Nothing in the ACA comes near to saving those kinds of dollars.
With potential savings like that, no matter how the Supreme Court rules on subsidizing Obamacare’s health insurance plans, significant healthcare savings will most naturally be found in the states. It’s time to start looking there for solutions.
Oliver is executive director of the non-profit Patients for Fair Compensation, a non-profit seeking to implement the Patients’ Compensation System across the country. Segal, a neurosurgeon, is CEO of Medical Justice and a board member of Patients for Fair Compensation.
Categories: Uncategorized
I like fast and fair compensation for injured patients, but who will make up the, “panel of health care experts”? And how “expert” will a patient have to be to argue their case?
I think it also fallacy to believe docs (and hospitals) will cut their billings to eliminate this extra pay bonus, unless they are forced to.
Will docs face better oversight by their peers and boards?
Clearly something must be done about malpractice and the defensive medicine that proceeds from it. PCS may be a workable solution, as part of a larger solution that would use medical mistakes as system learning opportunities.
However, almost every other part of your argument consists of unsupported assertions. That premiums are “destined to” rise by 40%? See my current post “Obamacare Set To Spike? Um…”

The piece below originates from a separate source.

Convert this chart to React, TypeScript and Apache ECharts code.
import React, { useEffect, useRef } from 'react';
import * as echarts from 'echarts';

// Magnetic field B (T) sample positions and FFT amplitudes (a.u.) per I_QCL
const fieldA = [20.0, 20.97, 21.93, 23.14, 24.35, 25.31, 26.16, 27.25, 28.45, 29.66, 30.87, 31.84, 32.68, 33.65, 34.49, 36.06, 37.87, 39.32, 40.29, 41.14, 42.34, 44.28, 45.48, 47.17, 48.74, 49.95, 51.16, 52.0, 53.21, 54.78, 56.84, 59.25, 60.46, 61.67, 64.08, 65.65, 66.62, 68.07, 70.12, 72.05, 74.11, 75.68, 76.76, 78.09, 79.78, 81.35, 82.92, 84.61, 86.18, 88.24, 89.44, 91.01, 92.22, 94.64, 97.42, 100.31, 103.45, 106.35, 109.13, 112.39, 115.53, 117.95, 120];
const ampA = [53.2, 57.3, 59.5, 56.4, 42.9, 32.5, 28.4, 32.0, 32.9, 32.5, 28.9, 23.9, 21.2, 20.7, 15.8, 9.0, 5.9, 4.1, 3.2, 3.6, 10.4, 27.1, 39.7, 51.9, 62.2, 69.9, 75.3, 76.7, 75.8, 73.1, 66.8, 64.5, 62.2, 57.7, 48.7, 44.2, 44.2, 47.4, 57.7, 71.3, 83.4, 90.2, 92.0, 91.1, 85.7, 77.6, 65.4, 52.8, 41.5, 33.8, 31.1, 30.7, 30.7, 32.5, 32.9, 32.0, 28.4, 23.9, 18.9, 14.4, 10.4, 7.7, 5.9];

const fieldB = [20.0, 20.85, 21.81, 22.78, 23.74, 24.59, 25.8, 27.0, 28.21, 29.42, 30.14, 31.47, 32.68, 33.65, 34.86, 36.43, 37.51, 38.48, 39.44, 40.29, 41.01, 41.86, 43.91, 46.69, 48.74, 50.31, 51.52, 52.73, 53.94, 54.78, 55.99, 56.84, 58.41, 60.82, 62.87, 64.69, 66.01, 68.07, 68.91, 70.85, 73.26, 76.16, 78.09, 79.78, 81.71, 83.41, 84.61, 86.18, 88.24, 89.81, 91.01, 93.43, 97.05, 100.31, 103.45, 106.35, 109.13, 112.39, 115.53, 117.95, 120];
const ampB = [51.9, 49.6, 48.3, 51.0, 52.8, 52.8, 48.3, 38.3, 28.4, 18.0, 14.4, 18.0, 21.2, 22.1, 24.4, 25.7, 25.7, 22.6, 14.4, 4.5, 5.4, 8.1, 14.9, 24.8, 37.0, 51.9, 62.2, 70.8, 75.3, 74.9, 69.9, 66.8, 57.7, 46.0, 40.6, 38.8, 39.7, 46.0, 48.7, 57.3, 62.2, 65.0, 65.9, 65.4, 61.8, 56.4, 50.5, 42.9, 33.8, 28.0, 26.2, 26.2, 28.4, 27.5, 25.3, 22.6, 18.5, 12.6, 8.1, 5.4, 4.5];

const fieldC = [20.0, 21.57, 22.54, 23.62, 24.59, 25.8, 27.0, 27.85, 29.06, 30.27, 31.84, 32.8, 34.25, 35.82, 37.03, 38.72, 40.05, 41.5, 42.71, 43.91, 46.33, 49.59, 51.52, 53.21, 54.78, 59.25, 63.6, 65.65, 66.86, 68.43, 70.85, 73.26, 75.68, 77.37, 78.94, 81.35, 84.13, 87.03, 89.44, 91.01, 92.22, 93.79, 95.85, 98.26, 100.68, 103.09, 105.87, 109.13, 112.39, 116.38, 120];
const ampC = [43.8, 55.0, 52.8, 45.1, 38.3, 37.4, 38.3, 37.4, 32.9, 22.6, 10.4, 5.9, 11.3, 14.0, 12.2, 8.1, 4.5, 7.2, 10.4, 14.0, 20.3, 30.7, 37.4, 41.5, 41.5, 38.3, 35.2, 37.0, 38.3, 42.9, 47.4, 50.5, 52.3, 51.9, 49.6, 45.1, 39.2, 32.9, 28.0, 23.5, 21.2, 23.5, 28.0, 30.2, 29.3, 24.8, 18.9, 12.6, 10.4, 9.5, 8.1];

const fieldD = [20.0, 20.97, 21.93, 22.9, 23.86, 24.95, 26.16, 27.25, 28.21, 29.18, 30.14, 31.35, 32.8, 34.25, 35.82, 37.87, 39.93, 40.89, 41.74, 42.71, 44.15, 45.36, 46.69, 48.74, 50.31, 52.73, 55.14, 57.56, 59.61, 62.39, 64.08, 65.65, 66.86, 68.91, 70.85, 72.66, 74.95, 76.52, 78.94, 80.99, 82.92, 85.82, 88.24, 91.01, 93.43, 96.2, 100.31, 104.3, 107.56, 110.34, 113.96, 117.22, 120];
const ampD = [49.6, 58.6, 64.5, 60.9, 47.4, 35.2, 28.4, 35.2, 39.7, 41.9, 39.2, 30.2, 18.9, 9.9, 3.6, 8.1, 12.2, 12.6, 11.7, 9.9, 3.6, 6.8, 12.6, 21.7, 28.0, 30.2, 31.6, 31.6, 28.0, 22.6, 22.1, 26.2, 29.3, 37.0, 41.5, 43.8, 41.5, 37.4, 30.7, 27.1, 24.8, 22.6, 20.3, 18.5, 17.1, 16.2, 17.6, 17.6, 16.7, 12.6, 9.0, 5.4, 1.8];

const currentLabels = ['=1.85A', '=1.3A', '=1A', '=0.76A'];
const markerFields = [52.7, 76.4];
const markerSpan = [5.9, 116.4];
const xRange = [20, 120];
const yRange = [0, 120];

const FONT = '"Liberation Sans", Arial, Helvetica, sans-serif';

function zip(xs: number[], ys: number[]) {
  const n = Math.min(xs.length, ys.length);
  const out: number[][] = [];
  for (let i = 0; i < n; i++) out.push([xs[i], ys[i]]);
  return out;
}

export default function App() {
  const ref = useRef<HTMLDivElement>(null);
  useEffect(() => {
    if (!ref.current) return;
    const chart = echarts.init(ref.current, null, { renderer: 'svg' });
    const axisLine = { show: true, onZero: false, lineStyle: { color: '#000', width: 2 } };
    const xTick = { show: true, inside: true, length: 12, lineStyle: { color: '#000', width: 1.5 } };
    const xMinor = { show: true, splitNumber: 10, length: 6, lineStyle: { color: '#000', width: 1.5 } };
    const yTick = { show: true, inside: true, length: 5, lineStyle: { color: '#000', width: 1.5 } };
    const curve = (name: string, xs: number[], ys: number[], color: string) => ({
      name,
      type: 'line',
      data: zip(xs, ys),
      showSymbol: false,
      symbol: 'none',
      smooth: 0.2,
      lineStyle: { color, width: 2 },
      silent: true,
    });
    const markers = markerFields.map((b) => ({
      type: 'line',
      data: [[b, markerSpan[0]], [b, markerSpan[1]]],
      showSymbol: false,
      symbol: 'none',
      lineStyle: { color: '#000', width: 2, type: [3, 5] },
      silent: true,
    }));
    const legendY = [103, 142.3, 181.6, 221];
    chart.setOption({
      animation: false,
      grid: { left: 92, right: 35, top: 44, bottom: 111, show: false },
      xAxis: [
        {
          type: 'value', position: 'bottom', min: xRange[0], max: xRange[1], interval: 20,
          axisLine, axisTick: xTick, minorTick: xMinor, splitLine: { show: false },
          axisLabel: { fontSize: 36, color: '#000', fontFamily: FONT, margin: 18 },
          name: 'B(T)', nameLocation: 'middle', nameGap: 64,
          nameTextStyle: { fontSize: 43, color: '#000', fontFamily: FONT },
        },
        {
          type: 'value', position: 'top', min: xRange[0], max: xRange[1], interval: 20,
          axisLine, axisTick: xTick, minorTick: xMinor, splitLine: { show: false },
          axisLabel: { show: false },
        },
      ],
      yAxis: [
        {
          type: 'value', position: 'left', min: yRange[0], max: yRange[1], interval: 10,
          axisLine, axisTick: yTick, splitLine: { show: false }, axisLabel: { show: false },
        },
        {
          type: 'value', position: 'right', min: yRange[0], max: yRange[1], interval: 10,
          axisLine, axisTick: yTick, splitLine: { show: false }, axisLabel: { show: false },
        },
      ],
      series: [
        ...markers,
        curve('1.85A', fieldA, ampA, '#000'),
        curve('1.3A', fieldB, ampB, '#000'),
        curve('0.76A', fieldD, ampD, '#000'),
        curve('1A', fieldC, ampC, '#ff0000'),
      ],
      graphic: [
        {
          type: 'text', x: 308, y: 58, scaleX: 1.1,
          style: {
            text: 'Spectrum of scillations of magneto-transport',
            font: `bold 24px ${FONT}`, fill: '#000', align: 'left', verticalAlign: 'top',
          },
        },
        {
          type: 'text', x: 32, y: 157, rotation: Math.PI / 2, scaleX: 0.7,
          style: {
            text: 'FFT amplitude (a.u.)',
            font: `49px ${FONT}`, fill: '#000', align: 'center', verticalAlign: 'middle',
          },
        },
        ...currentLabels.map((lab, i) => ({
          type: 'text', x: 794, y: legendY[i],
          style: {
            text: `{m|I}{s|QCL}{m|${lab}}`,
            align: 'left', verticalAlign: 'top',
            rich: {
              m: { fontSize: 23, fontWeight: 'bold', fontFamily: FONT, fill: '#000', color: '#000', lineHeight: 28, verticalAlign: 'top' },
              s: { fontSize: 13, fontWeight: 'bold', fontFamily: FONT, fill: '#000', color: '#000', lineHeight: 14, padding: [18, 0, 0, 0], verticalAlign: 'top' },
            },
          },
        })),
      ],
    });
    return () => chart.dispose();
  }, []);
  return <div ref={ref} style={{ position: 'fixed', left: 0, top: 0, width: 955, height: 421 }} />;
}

“Health insurance companies are getting squeezed…” Really? Actually, as the ACA has been unfolding, they seem to be doing pretty well as a group, with record revenues and profits. We will see some market shake-out, including some M&A, but to state that they are being squeezed and then build an argument on that is specious.
“Estimates are that the ACA will add between $140 billion and $500 billion to the deficit…” Whose estimates? Why do these vary so much from other estimates in the other direction?
The ACA a complete failure at cost reduction? Results so far seem mixed, but with some great potentials coming up, especially as some techniques (such as ACOs) spread to the private sector. There is no basis on which to simply discount healthcare savings stemming from the practices introduced by the ACA.
“one in four healthcare dollars can be attributed to defensive medicine or the practice of ordering tests, procedures and medications that have no clinical value” Not all procedures, tests and medications of no clinical value are due to defensive medicine. Many things that doctors do have no clinical value (like the $2.4 billion in unnecessary stents per year, the $500 million in computerized mammograms, the complex back fusion surgeries for simple back pain), but they have other incentives to do them — and a malpractice solution would not discourage such practices. In fact, it might even encourage them.
And $2 trillion does sound like “astounding savings.” But that guesstimate is over 10 years. So, $200 billion per year. Now, yes, that’s real money. I wouldn’t leave it in a paper bag at a bus stop. But it’s $200 billion in a nearly $3 trillion healthcare economy with a conservatively estimated $800-900 billion in wasted spending.
Malpractice and defensive medicine are problems and sources of waste in healthcare, but they are far from the biggest problem we have, as many seem to think.
I am all for reducing the cost of health care, but some of those Biometric numbers seem a little windy to me.
if the average “test of no clinical value” is reimbursed at $500, that would imply that we perform almost one billion useless tests a year.
That would imply that every single hospital patient and many clinic patients are getting a battery of tests. Some do, but some don’t. After a heart attack, a patient will have numerous EKG’s over the next few years. Do these have zero value?
More to the point, I would like to hear from a real doctor (which I am not) about tests having no clinical value. On an anecdotal basis, I read all the time about MRI’s and CT scans that catch early cancer or tumors. Even a test that rules out cancer has some value.